Baltic Way 2019

The answer is $n=1$ or $n$ prime. It is clear that $n=1$ has the desired property.

Assume that $n>1$. To see that $n$ must be a prime, assume that $n$ is composite, and let $d$ be a non-trivial divisor of $n$. We consider $k=-2^d$. Since $2$ is a prime number, and $d<n$, $2^d$ is not a perfect $n$th-power so $x^n-2^d=0$ has no integer solutions. On the other hand, $x^n-2^d=(x^{n/d}{)}^d-2^d$ is divisible by $x^{n/d}-2$ which has degree less than $n$ since $d>1$. Therefore $x^n+k$ has no integer root and is not irreducible, and $n$ does not have the desired property.

Assume that $n$ is a prime.

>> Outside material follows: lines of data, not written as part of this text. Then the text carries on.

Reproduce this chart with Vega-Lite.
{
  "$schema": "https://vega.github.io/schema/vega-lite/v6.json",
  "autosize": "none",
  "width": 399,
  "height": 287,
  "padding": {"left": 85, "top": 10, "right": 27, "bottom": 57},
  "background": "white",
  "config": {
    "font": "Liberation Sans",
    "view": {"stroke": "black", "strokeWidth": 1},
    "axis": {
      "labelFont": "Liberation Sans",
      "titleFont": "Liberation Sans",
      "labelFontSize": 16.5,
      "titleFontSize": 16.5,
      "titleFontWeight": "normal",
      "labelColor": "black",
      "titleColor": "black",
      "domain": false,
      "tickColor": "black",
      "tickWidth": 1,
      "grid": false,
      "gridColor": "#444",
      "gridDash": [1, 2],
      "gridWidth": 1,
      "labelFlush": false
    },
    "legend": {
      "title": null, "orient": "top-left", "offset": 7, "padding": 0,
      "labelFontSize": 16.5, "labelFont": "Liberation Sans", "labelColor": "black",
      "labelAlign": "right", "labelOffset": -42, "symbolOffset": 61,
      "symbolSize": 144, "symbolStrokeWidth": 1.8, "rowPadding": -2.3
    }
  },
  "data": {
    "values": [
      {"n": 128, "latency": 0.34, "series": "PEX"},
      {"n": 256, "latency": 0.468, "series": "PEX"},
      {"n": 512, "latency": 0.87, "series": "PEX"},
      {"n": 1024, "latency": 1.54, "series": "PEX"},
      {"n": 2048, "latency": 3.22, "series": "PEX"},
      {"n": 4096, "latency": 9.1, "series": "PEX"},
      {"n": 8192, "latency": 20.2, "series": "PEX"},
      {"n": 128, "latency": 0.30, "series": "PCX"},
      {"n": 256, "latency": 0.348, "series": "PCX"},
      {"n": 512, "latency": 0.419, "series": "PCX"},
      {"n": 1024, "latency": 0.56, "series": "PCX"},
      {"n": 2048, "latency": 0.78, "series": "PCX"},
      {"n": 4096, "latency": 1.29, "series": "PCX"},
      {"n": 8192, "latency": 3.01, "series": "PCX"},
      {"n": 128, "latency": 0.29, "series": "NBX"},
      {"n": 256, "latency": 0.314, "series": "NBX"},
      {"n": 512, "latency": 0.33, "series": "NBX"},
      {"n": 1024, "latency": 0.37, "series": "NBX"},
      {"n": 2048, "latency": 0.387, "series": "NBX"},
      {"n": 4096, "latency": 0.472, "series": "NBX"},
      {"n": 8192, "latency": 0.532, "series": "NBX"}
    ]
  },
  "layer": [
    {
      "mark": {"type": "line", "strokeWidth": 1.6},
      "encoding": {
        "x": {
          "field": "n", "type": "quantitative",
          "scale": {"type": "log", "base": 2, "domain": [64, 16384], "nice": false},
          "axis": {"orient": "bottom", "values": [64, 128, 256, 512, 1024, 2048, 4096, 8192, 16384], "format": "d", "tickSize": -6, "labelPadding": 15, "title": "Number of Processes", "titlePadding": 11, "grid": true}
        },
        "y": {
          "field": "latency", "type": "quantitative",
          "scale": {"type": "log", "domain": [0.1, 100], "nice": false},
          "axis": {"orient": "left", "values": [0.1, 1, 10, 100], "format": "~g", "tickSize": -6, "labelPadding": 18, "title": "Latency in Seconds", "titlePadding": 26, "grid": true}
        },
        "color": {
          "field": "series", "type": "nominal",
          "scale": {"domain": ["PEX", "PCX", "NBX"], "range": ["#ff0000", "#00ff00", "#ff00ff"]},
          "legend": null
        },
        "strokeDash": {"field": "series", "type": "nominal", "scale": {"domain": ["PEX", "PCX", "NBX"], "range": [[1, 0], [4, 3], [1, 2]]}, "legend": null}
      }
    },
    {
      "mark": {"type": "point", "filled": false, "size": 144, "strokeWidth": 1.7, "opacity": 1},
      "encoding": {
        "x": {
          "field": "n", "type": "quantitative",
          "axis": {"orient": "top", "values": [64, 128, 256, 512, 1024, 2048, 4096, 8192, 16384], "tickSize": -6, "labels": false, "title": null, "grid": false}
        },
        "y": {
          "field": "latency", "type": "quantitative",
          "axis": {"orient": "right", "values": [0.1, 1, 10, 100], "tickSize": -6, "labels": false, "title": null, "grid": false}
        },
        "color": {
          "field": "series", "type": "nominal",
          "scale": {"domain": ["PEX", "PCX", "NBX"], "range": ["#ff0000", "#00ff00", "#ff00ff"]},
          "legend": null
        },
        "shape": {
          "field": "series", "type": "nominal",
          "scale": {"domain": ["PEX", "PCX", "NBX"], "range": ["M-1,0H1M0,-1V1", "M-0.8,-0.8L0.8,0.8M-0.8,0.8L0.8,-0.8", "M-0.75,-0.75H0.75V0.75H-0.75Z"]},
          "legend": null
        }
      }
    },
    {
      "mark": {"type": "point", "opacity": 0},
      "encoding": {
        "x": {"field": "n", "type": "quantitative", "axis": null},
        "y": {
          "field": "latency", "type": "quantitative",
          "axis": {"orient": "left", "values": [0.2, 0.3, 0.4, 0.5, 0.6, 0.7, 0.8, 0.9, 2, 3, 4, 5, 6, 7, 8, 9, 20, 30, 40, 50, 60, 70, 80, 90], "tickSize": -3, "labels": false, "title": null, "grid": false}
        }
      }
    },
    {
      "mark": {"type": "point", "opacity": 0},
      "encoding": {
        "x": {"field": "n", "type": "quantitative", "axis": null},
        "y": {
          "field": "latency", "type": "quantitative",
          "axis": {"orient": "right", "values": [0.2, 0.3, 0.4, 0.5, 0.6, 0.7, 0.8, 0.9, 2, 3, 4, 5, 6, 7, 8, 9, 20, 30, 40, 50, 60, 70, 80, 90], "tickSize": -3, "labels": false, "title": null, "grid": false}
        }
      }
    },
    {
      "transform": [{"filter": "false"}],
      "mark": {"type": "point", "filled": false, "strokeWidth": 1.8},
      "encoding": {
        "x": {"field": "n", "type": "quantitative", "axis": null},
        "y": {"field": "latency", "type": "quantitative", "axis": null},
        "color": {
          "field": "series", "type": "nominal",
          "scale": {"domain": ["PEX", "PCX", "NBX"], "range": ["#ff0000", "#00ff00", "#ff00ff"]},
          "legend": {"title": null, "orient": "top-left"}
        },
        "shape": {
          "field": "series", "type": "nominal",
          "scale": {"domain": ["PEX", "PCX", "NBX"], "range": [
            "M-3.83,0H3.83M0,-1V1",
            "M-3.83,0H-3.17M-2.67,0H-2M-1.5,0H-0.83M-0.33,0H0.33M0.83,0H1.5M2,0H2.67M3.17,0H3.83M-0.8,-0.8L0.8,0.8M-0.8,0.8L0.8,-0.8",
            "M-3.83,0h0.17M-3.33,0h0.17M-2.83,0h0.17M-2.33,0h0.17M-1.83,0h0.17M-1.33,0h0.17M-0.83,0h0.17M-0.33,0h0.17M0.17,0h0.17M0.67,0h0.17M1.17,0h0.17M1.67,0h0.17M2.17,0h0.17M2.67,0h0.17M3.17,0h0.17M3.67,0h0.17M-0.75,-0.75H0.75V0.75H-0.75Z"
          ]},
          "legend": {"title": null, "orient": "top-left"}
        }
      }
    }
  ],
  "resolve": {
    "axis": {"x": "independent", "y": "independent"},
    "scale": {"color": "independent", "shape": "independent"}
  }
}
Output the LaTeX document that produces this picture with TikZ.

If $n=2$, $n$ has the desired property, so assume that $n$ is odd. Let $k$ be given, and define $a=-k^{1/n}$, i.e. $a$ is the real root of $x^n+k$. If $k$ is a perfect $n$th-power, $a$ is an integer, and $x^n+k$ has an integer root. Assume that $k$ is not a perfect $n$th-power. Assume that $f(x)$ is a non-constant polynomial with integer coefficients dividing $x^n+k$. Any root $r\in \mathbb{C}$ of $f$ satisfy $r^n=-k$, and hence $|r{|}^n=k=|a{|}^n$ since also $a^n=-k$. Therefore $|r|=|a|$.

Assume that $\mathrm{deg}f=m$, and $f$ has roots $r_1,\dots ,r_m$. The constant term of $f$ is an integer since $f(x)$ divides $x^n+k$ which has integer coefficients. But the constant term is also given by $(-1{)}^m{r}_1\cdots r_m$, so $|(-1{)}^m{r}_1\cdots r_m|=|a^m|$ is an integer, and hence $a^m$ is an integer. But $a$ was given by $a=-k^{1/n}$ so since $n$ is a prime, and $k$ is not a perfect $n$th-power, $a^m$ is an integer if and only if $n\mid m$. Therefore $n\mid m$, and $\mathrm{deg}f=m\ge n$, so we must have $f(x)=x^n+k$ which shows that $x^n+k$ is irreducible, and $n$ has the desired property.